Exercise description: Look through the listing for the word "this". Copy each line that has it.

- - - -

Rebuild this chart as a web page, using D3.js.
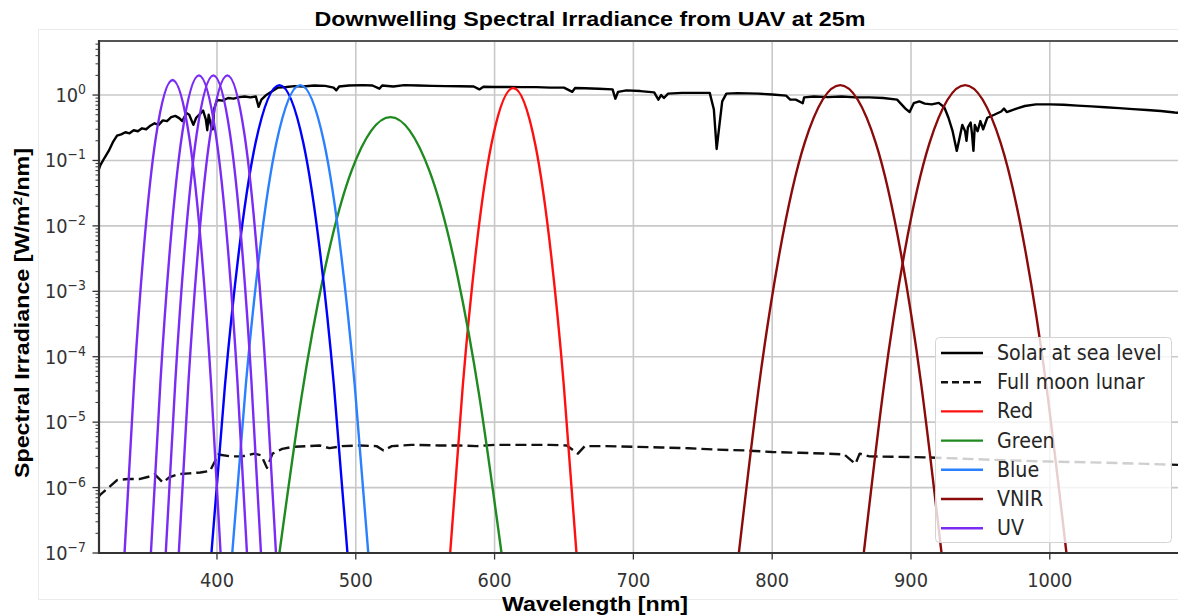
<!DOCTYPE html>
<html>
<head>
<meta charset="utf-8">
<script src="https://cdn.jsdelivr.net/npm/d3@7/dist/d3.min.js"></script>
<style>
	body { margin: 0; background: #fff; }
	svg { display: block; }
</style>
</head>
<body>
<svg id="chart" width="1178" height="615"></svg>
<script>
// wavelength tick values and log decades on the y axis
const xTicks = [400, 500, 600, 700, 800, 900, 1000];
const yDecades = [0, -1, -2, -3, -4, -5, -6, -7];
const legendNames = ["Solar at sea level", "Full moon lunar", "Red", "Green", "Blue", "VNIR", "UV"];

// [wavelength nm, irradiance W/m2/nm]
const solar = [
	[314, 0.065], [316, 0.085], [319, 0.11], [322, 0.14], [325, 0.19], [328, 0.24], [331, 0.25], [334, 0.27],
	[337, 0.26], [340, 0.29], [343, 0.28], [346, 0.31], [349, 0.30], [352, 0.34], [355, 0.37], [358, 0.35],
	[361, 0.41], [364, 0.40], [367, 0.46], [370, 0.48], [373, 0.44], [375, 0.40], [378, 0.53], [380, 0.50],
	[383, 0.35], [385, 0.45], [388, 0.52], [390, 0.58], [392, 0.42], [393, 0.29], [394, 0.50], [396, 0.32],
	[397, 0.30], [398, 0.62], [400, 0.84], [404, 0.82], [408, 0.90], [412, 0.88], [416, 0.93], [420, 0.95],
	[424, 0.92], [428, 0.95], [430, 0.66], [432, 0.85], [435, 0.98], [440, 1.15], [444, 1.30], [450, 1.33],
	[456, 1.37], [462, 1.35], [470, 1.40], [478, 1.38], [484, 1.30], [486, 1.18], [488, 1.35], [495, 1.40],
	[505, 1.42], [512, 1.40], [517, 1.25], [519, 1.40], [527, 1.35], [535, 1.42], [545, 1.40], [555, 1.38],
	[565, 1.37], [575, 1.36], [585, 1.35], [589, 1.22], [592, 1.34], [600, 1.33], [610, 1.33], [620, 1.32],
	[630, 1.32], [640, 1.30], [650, 1.30], [656, 1.12], [658, 1.28], [665, 1.27], [675, 1.25], [685, 1.22],
	[687, 0.88], [689, 1.12], [695, 1.18], [705, 1.15], [715, 1.10], [718, 0.85], [720, 1.00], [722, 0.90],
	[725, 1.05], [735, 1.08], [745, 1.08], [755, 1.08], [758, 0.60], [760, 0.15], [762, 0.35], [764, 0.80],
	[767, 1.05], [775, 1.07], [790, 1.05], [800, 1.02], [810, 0.98], [813, 0.85], [817, 0.85], [822, 0.75],
	[823, 0.92], [830, 0.95], [840, 0.93], [850, 0.95], [860, 0.92], [870, 0.92], [880, 0.90], [890, 0.85],
	[896, 0.62], [899, 0.55], [902, 0.75], [906, 0.80], [910, 0.74], [915, 0.72], [920, 0.76], [924, 0.65],
	[927, 0.45], [930, 0.28], [933, 0.14], [935, 0.22], [937, 0.35], [939, 0.28], [940, 0.20], [941, 0.32],
	[943, 0.38], [944, 0.25], [945, 0.14], [946, 0.35], [948, 0.28], [950, 0.40], [952, 0.30], [955, 0.45],
	[960, 0.50], [965, 0.56], [967, 0.62], [969, 0.55], [972, 0.58], [976, 0.62], [982, 0.68], [990, 0.72],
	[1000, 0.72], [1010, 0.71], [1020, 0.69], [1030, 0.67], [1040, 0.65], [1050, 0.63], [1060, 0.61],
	[1070, 0.59], [1080, 0.57], [1090, 0.54], [1100, 0.52]
];
const lunar = [
	[314, 7.0e-7], [316, 7.8e-7], [322, 1.0e-6], [328, 1.3e-6], [336, 1.35e-6], [344, 1.35e-6], [350, 1.45e-6],
	[355, 1.6e-6], [361, 1.2e-6], [366, 1.45e-6], [372, 1.6e-6], [380, 1.65e-6], [388, 1.7e-6], [395, 1.8e-6],
	[401, 3.2e-6], [410, 3.0e-6], [418, 3.0e-6], [427, 3.3e-6], [432, 3.1e-6], [436, 2.0e-6], [440, 3.3e-6],
	[447, 3.9e-6], [455, 4.2e-6], [465, 4.3e-6], [474, 4.4e-6], [481, 4.0e-6], [490, 4.3e-6], [503, 4.4e-6],
	[515, 4.3e-6], [520, 3.7e-6], [526, 4.3e-6], [540, 4.5e-6], [560, 4.4e-6], [575, 4.4e-6], [587, 4.3e-6],
	[600, 4.5e-6], [620, 4.5e-6], [640, 4.5e-6], [652, 4.4e-6], [660, 3.3e-6], [665, 4.3e-6], [680, 4.3e-6],
	[700, 4.2e-6], [720, 4.1e-6], [740, 4.0e-6], [760, 3.8e-6], [780, 3.7e-6], [800, 3.5e-6], [820, 3.4e-6],
	[840, 3.3e-6], [852, 3.2e-6], [858, 2.5e-6], [860, 2.3e-6], [863, 3.3e-6], [870, 3.0e-6], [890, 2.95e-6],
	[910, 2.9e-6], [930, 2.8e-6], [960, 2.65e-6], [1000, 2.5e-6], [1040, 2.4e-6], [1070, 2.3e-6], [1100, 2.2e-6]
];

// filter response curves
const red = [[568, 1e-7], [577.1, 3.6e-5], [586.2, 3.5e-3], [597.6, 0.172], [613.5, 1.28], [629.4, 0.172], [640.8, 3.5e-3], [649.9, 3.6e-5], [659, 1e-7]];
const green = [[445, 1e-7], [461, 2.5e-5], [477, 1.84e-3], [497, 0.070], [525, 0.46], [553, 0.070], [573, 1.84e-3], [589, 2.5e-5], [605, 1e-7]];
const blueDeep = [[396, 1e-7], [405.8, 3.75e-5], [415.6, 3.77e-3], [427.85, 0.188], [445, 1.42], [462.15, 0.188], [474.4, 3.77e-3], [484.2, 3.75e-5], [494, 1e-7]];
const blue = [[411, 1e-7], [420.8, 3.75e-5], [430.6, 3.77e-3], [442.85, 0.188], [460, 1.42], [477.15, 0.188], [489.4, 3.77e-3], [499.2, 3.75e-5], [509, 1e-7]];
const vnir1 = [[776, 1e-7], [790.6, 3.75e-5], [805.2, 3.77e-3], [823.45, 0.188], [849, 1.42], [874.55, 0.188], [892.8, 3.77e-3], [907.4, 3.75e-5], [922, 1e-7]];
const vnir2 = [[866, 1e-7], [880.6, 3.75e-5], [895.2, 3.77e-3], [913.45, 0.188], [939, 1.42], [964.55, 0.188], [982.8, 3.77e-3], [997.4, 3.75e-5], [1012, 1e-7]];
const uv1 = [[333.4, 1e-7], [340.3, 4.0e-5], [347.2, 4.24e-3], [355.9, 0.221], [368, 1.7], [380.1, 0.221], [388.8, 4.24e-3], [395.7, 4.0e-5], [402.6, 1e-7]];
const uv2 = [[352.4, 1e-7], [359.3, 4.25e-5], [366.2, 4.7e-3], [374.9, 0.255], [387, 2.0], [399.1, 0.255], [407.8, 4.7e-3], [414.7, 4.25e-5], [421.6, 1e-7]];
const uv3 = [[363.1, 1e-7], [370.0, 4.25e-5], [376.8, 4.7e-3], [385.4, 0.255], [397.4, 2.0], [409.4, 0.255], [418.0, 4.7e-3], [424.8, 4.25e-5], [431.7, 1e-7]];
const uv4 = [[372.5, 1e-7], [379.5, 4.25e-5], [386.5, 4.7e-3], [395.25, 0.255], [407.5, 2.0], [419.75, 0.255], [428.5, 4.7e-3], [435.5, 4.25e-5], [442.5, 1e-7]];

const Left = 99, Top = 41, Bottom = 553;
const squeeze = 0.89;  // the reference text is a bit narrow
const colors = {
	solar: "#000", lunar: "#111", red: "#ff1010", green: "#1f8a1f",
	blueDeep: "#0000ff", blue: "#2b80ff", vnir: "#8b0a0a", uv: "#7a2cf5"
};

const chart = d3.select("#chart");
const x = d3.scaleLinear().domain([315, 1100]).range([Left, Left + 785 * 1.388]);
const y = d3.scaleLog().domain([1e-7, 6.7]).range([Bottom, Top]);
const Right = x.range()[1];

// faint frame from the original screenshot
chart.append("rect").attr("x", 38.5).attr("y", 29.5).attr("width", 1200).attr("height", 570)
	.attr("fill", "none").attr("stroke", "#ececec");

// grid lines under everything
const grid = chart.append("g").attr("stroke", "#c8c8c8").attr("stroke-width", 1.6);
grid.selectAll("line.gx").data(xTicks).enter().append("line")
	.attr("x1", d => x(d)).attr("x2", d => x(d)).attr("y1", Top).attr("y2", Bottom);
grid.selectAll("line.gy").data(yDecades).enter().append("line")
	.attr("x1", Left).attr("x2", Right).attr("y1", d => y(Math.pow(10, d))).attr("y2", d => y(Math.pow(10, d)));

chart.append("defs").append("clipPath").attr("id", "plotclip").append("rect")
	.attr("x", Left).attr("y", Top).attr("width", Right - Left).attr("height", Bottom - Top);

const line = d3.line().x(d => x(d[0])).y(d => y(d[1]));
// natural spline keeps the filter bumps round like the originals
const smooth = d3.line().curve(d3.curveNatural).x(d => x(d[0])).y(d => y(d[1]));

// series in drawing order, styles kept apart from the values
const series = [
	{data: solar, color: colors.solar, gen: line, width: 2.4},
	{data: lunar, color: colors.lunar, gen: line, width: 2.4, dash: "11,5"},
	{data: red, color: colors.red, gen: smooth, width: 2.4},
	{data: green, color: colors.green, gen: smooth, width: 2.4},
	{data: blueDeep, color: colors.blueDeep, gen: smooth, width: 2.4},
	{data: blue, color: colors.blue, gen: smooth, width: 2.4},
	{data: vnir1, color: colors.vnir, gen: smooth, width: 2.4},
	{data: vnir2, color: colors.vnir, gen: smooth, width: 2.4},
	{data: uv1, color: colors.uv, gen: smooth, width: 2.4},
	{data: uv2, color: colors.uv, gen: smooth, width: 2.4},
	{data: uv3, color: colors.uv, gen: smooth, width: 2.4},
	{data: uv4, color: colors.uv, gen: smooth, width: 2.4}
];
chart.append("g").attr("clip-path", "url(#plotclip)").selectAll("path").data(series).enter().append("path")
	.attr("d", s => s.gen(s.data)).attr("fill", "none").attr("stroke", s => s.color)
	.attr("stroke-width", s => s.width).attr("stroke-dasharray", s => s.dash || null)
	.attr("stroke-linejoin", "round");

// y axis: major ticks per decade, minor ticks 2..9
const minor = [];
yDecades.forEach(e => { for(let m = 2; m <= 9; m++) if(m * Math.pow(10, e) <= 6.7) minor.push(m * Math.pow(10, e)); });
const yax = chart.append("g").attr("stroke", "#333");
yax.selectAll("line.minor").data(minor).enter().append("line")
	.attr("x1", Left - 3.5).attr("x2", Left).attr("y1", d => y(d)).attr("y2", d => y(d)).attr("stroke-width", 1);
yax.selectAll("line.major").data(yDecades).enter().append("line")
	.attr("x1", Left - 6.5).attr("x2", Left).attr("y1", d => y(Math.pow(10, d))).attr("y2", d => y(Math.pow(10, d))).attr("stroke-width", 1.3);
const ylab = chart.append("g").attr("font-family", "DejaVu Sans").attr("font-size", 20).attr("fill", "#333").attr("text-anchor", "end");
ylab.selectAll("text").data(yDecades).enter().append("text")
	.attr("transform", d => `translate(${Left - 13},${y(Math.pow(10, d)) + 7}) scale(${squeeze},1)`)
	.each(function(d) {
		const t = d3.select(this);
		t.append("tspan").text("10");
		t.append("tspan").attr("dy", -8).attr("font-size", 14).text(d === 0 ? "0" : "\u2212" + (-d));
	});

// x axis ticks and labels
chart.append("g").attr("stroke", "#333").selectAll("line").data(xTicks).enter().append("line")
	.attr("x1", d => x(d)).attr("x2", d => x(d)).attr("y1", Bottom).attr("y2", Bottom + 6.5).attr("stroke-width", 1.3);
chart.append("g").attr("font-family", "DejaVu Sans").attr("font-size", 20).attr("fill", "#333").attr("text-anchor", "middle")
	.selectAll("text").data(xTicks).enter().append("text")
	.attr("transform", d => `translate(${x(d)},${Bottom + 34}) scale(${squeeze},1)`).text(d => d);

// spines
chart.append("line").attr("x1", Left).attr("x2", Right).attr("y1", Top).attr("y2", Top).attr("stroke", "#555").attr("stroke-width", 2);
chart.append("line").attr("x1", Left).attr("x2", Left).attr("y1", Top - 1).attr("y2", Bottom + 1).attr("stroke", "#333").attr("stroke-width", 2.2);
chart.append("line").attr("x1", Left - 1).attr("x2", Right).attr("y1", Bottom).attr("y2", Bottom).attr("stroke", "#333").attr("stroke-width", 2.2);

// titles
chart.append("text").attr("x", 590).attr("y", 26).attr("text-anchor", "middle")
	.attr("font-family", "Liberation Sans, Arial").attr("font-weight", "bold").attr("font-size", 19.5)
	.attr("textLength", 551).attr("lengthAdjust", "spacingAndGlyphs")
	.text("Downwelling Spectral Irradiance from UAV at 25m");
chart.append("text").attr("x", 595).attr("y", 611).attr("text-anchor", "middle")
	.attr("font-family", "Liberation Sans, Arial").attr("font-weight", "bold").attr("font-size", 20)
	.attr("textLength", 186).attr("lengthAdjust", "spacingAndGlyphs")
	.text("Wavelength [nm]");
const yt = chart.append("text").attr("transform", "translate(29,313) rotate(-90)").attr("text-anchor", "middle")
	.attr("font-family", "Liberation Sans, Arial").attr("font-weight", "bold").attr("font-size", 20)
	.attr("textLength", 330).attr("lengthAdjust", "spacingAndGlyphs");
yt.append("tspan").text("Spectral Irradiance [W/m");
yt.append("tspan").attr("dy", -7).attr("font-size", 13).text("2");
yt.append("tspan").attr("dy", 7).text("/nm]");

// legend with a translucent box like matplotlib
const legendStyle = [
	{color: colors.solar}, {color: colors.lunar, dash: "7,4"}, {color: colors.red}, {color: colors.green},
	{color: colors.blue}, {color: colors.vnir}, {color: colors.uv}
];
const legend = chart.append("g").attr("transform", "translate(935,337)");
legend.append("rect").attr("x", 0.5).attr("y", 0.5).attr("width", 236).attr("height", 205).attr("rx", 4)
	.attr("fill", "#fff").attr("fill-opacity", 0.8).attr("stroke", "#d4d4d4");
const items = legend.selectAll("g.item").data(legendNames).enter().append("g")
	.attr("transform", (d, i) => `translate(0,${16 + i * 29.2})`);
items.append("line").attr("x1", 6).attr("x2", 48).attr("stroke-width", 2.4)
	.attr("stroke", (d, i) => legendStyle[i].color).attr("stroke-dasharray", (d, i) => legendStyle[i].dash || null);
items.append("text").attr("transform", `translate(62,7) scale(0.93,1)`)
	.attr("font-family", "DejaVu Sans").attr("font-size", 20.5).attr("fill", "#262626").text(d => d);
</script>
</body>
</html>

- - - -

Task solution:
Rebuild this chart as a web page, using D3.js.
		const t = d3.select(this);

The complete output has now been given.